By the way, I know I just said that there's no love for literary fiction on Wattpad, but Margaret Atwood is a Wattpadder! (She is also a speculative sci-fi writer though. Lines are blurry.) Atwood co-wrote a story called The Happy Zombie Sunrise Home, which has 1.3 million readers. Other than that story, and some contests, I’m not sure how active she is on the platform. But she is on it. So why not me?

Eyeballs and Atwood aside, there are lots of other positives about Wattpad. Cheesy as it sounds, what the company describes as “writer empowerment” is definitely happening here. For example, Wattpad is a:
  • FREE self-publishing platform, which takes away many of the socio-economic barriers that remain in traditional publishing (if you have access to the internet, that is)

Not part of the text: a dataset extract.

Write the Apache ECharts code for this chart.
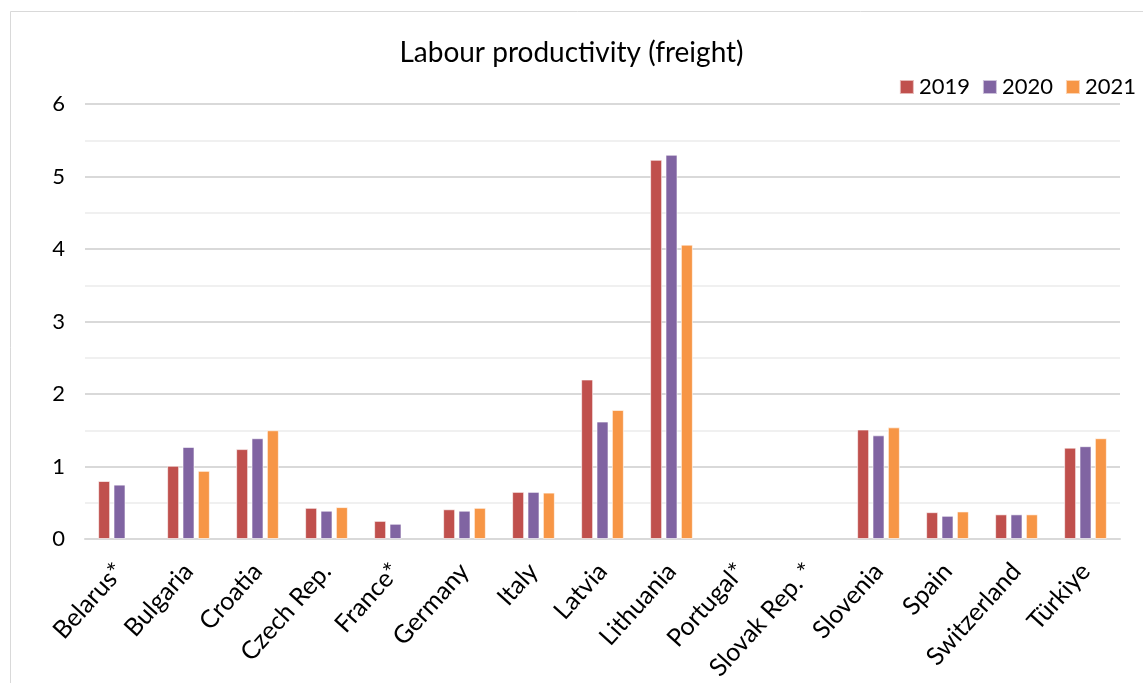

  • place where writers can get feedback on their stories—feedback that could, eventually, help them develop into better writers
  • potential revenue source (the more popular writers can make money off their stories through ad sales)
But still… the quality. The quality of much of the writing concerns me. My response to my own critique is this: "Relax, Saso. This is the concern in bookstores, in galleries, in movie theatres. It's called art! It's called subjectivity!" 

So maybe my actual concern isn't about quality at all. Maybe my actual concern is that there is this amazing new platform and, as a thirty-something writer of literary fiction, I simply feel left out?